Example: WordCount with Spark and Kubernetes
Step 1: Prepare the Job
Create a custom Spark application that reads text data from S3 and counts word frequencies.
Step 2: Submit the Job
./bin/spark-submit \
--master k8s://https://<kubernetes-cluster> \
--deploy-mode cluster \
--name spark-wordcount \
--class org.apache.spark.examples.JavaWordCount \
--conf spark.executor.instances=3 \
--conf spark.kubernetes.container.image=<your-repo>/<your-image>:<your-tag> \
local:///opt/spark/examples/jars/spark-examples_2.12-3.4.1.jar s3://data-bucket/input.txt
Best Practices for Production Deployments
- Enable Spark History Server: Use the Spark History Server for debugging and performance analysis.
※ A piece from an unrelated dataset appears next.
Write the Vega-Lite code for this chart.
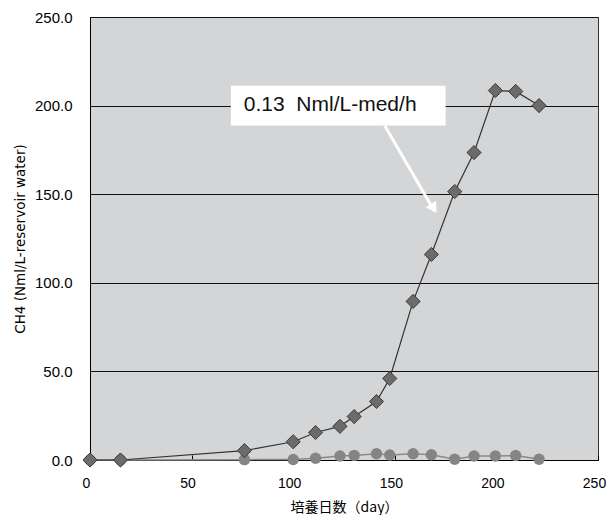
{
  "$schema": "https://vega.github.io/schema/vega-lite/v6.json",
  "width": 508,
  "height": 443,
  "autosize": "none",
  "padding": {"left": 90, "top": 17, "right": 10, "bottom": 55},
  "background": "white",
  "config": {
    "view": {"fill": "#d4d5d7", "stroke": "#333333", "strokeWidth": 1},
    "font": "Liberation Sans"
  },
  "datasets": {
    "ch4": [
      {"day": 0, "value": 0, "series": "A"},
      {"day": 15, "value": 0, "series": "A"},
      {"day": 76, "value": 5.3, "series": "A"},
      {"day": 100, "value": 10.3, "series": "A"},
      {"day": 111, "value": 15.5, "series": "A"},
      {"day": 123, "value": 19, "series": "A"},
      {"day": 130, "value": 24.5, "series": "A"},
      {"day": 141, "value": 33, "series": "A"},
      {"day": 147.5, "value": 46, "series": "A"},
      {"day": 159, "value": 89.5, "series": "A"},
      {"day": 168, "value": 116, "series": "A"},
      {"day": 179.5, "value": 151.5, "series": "A"},
      {"day": 189, "value": 173.5, "series": "A"},
      {"day": 199.5, "value": 208.5, "series": "A"},
      {"day": 209.5, "value": 208, "series": "A"},
      {"day": 221, "value": 200, "series": "A"},
      {"day": 0, "value": 0, "series": "B"},
      {"day": 15, "value": 0, "series": "B"},
      {"day": 76, "value": 0.2, "series": "B"},
      {"day": 100, "value": 0.3, "series": "B"},
      {"day": 111, "value": 1, "series": "B"},
      {"day": 123, "value": 2.3, "series": "B"},
      {"day": 130, "value": 2.6, "series": "B"},
      {"day": 141, "value": 3.5, "series": "B"},
      {"day": 147.5, "value": 2.8, "series": "B"},
      {"day": 159, "value": 3.5, "series": "B"},
      {"day": 168, "value": 3, "series": "B"},
      {"day": 179.5, "value": 0.4, "series": "B"},
      {"day": 189, "value": 2.3, "series": "B"},
      {"day": 199.5, "value": 2.3, "series": "B"},
      {"day": 209.5, "value": 2.5, "series": "B"},
      {"day": 221, "value": 0.4, "series": "B"}
    ],
    "note": [
      {"x1": 69.3, "x2": 175, "y1": 188.8, "y2": 211.2, "tx": 75.7, "ty": 200.2, "label": "0.13\u00a0 Nml/L-med/h"}
    ],
    "arrow": [
      {"x1": 145, "y1": 188.8, "x2": 167.8, "y2": 143.8, "hx": 169.1, "hy": 141.9}
    ]
  },
  "layer": [
    {
      "data": {"name": "ch4"},
      "transform": [{"filter": "datum.series === 'B'"}],
      "mark": {"type": "line", "color": "#8a8a8a", "strokeWidth": 1.5},
      "encoding": {
        "x": {
          "field": "day", "type": "quantitative",
          "scale": {"domain": [0, 250], "nice": false},
          "axis": {
            "title": "培養日数（day）",
            "titleFont": "Noto Sans CJK JP", "titleFontSize": 14, "titleFontWeight": "normal",
            "titleColor": "#000", "titlePadding": 10,
            "values": [0, 50, 100, 150, 200, 250],
            "labelFontSize": 14, "labelColor": "#000", "labelPadding": 21, "labelFlush": false, "labelOffset": -4,
            "grid": false, "tickSize": -5, "tickColor": "#000", "domainColor": "#000"
          }
        },
        "y": {
          "field": "value", "type": "quantitative",
          "scale": {"domain": [0, 250], "nice": false},
          "axis": {
            "title": "CH4 (Nml/L-reservoir water)",
            "titleFont": "DejaVu Sans",
            "titleFontSize": 13.5, "titleFontWeight": "normal", "titleColor": "#000", "titlePadding": 7,
            "values": [0, 50, 100, 150, 200, 250], "format": ".1f",
            "labelFontSize": 15, "labelColor": "#000", "labelPadding": 18,
            "grid": true, "gridColor": "#111", "gridOpacity": 1, "gridWidth": 1.2,
            "ticks": false, "domainColor": "#000"
          }
        }
      }
    },
    {
      "data": {"name": "ch4"},
      "transform": [{"filter": "datum.series === 'B'"}],
      "mark": {"type": "point", "shape": "circle", "filled": true, "size": 130, "color": "#858585", "opacity": 1},
      "encoding": {
        "x": {"field": "day", "type": "quantitative"},
        "y": {"field": "value", "type": "quantitative"}
      }
    },
    {
      "data": {"name": "note"},
      "mark": {"type": "rect", "color": "white"},
      "encoding": {
        "x": {"field": "x1", "type": "quantitative"},
        "x2": {"field": "x2"},
        "y": {"field": "y1", "type": "quantitative"},
        "y2": {"field": "y2"}
      }
    },
    {
      "data": {"name": "note"},
      "mark": {"type": "text", "align": "left", "baseline": "middle", "fontSize": 21, "color": "#111", "font": "Liberation Sans"},
      "encoding": {
        "x": {"field": "tx", "type": "quantitative"},
        "y": {"field": "ty", "type": "quantitative"},
        "text": {"field": "label"}
      }
    },
    {
      "data": {"name": "arrow"},
      "mark": {"type": "rule", "color": "white", "strokeWidth": 3},
      "encoding": {
        "x": {"field": "x1", "type": "quantitative"},
        "y": {"field": "y1", "type": "quantitative"},
        "x2": {"field": "x2"},
        "y2": {"field": "y2"}
      }
    },
    {
      "data": {"name": "arrow"},
      "mark": {"type": "point", "shape": "triangle-up", "filled": true, "size": 150, "color": "white", "opacity": 1, "angle": 149},
      "encoding": {
        "x": {"field": "hx", "type": "quantitative"},
        "y": {"field": "hy", "type": "quantitative"}
      }
    },
    {
      "data": {"name": "ch4"},
      "transform": [{"filter": "datum.series === 'A'"}],
      "mark": {"type": "line", "color": "#333333", "strokeWidth": 1.2},
      "encoding": {
        "x": {"field": "day", "type": "quantitative"},
        "y": {"field": "value", "type": "quantitative"}
      }
    },
    {
      "data": {"name": "ch4"},
      "transform": [{"filter": "datum.series === 'A'"}],
      "mark": {"type": "point", "shape": "diamond", "filled": true, "size": 200, "fill": "#6b6b6b", "stroke": "#3a3a3a", "strokeWidth": 1, "opacity": 1},
      "encoding": {
        "x": {"field": "day", "type": "quantitative"},
        "y": {"field": "value", "type": "quantitative"}
      }
    }
  ]
}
- Automate with Helm: Use Helm charts to simplify deployment and configuration.
- Monitor Resource Utilization: Integrate monitoring tools like Prometheus and Grafana for real-time insights.
- Secure Communication: Use TLS encryption for secure communication between pods and the Kubernetes API.
Conclusion
Integrating Apache Spark with Kubernetes unlocks the potential for scalable, flexible, and cost-efficient data processing. By following the steps and best practices outlined in this blog, you can streamline your Spark deployments and take advantage of Kubernetes`s powerful orchestration capabilities.
Start building your scalable big data infrastructure today with Spark and Kubernetes!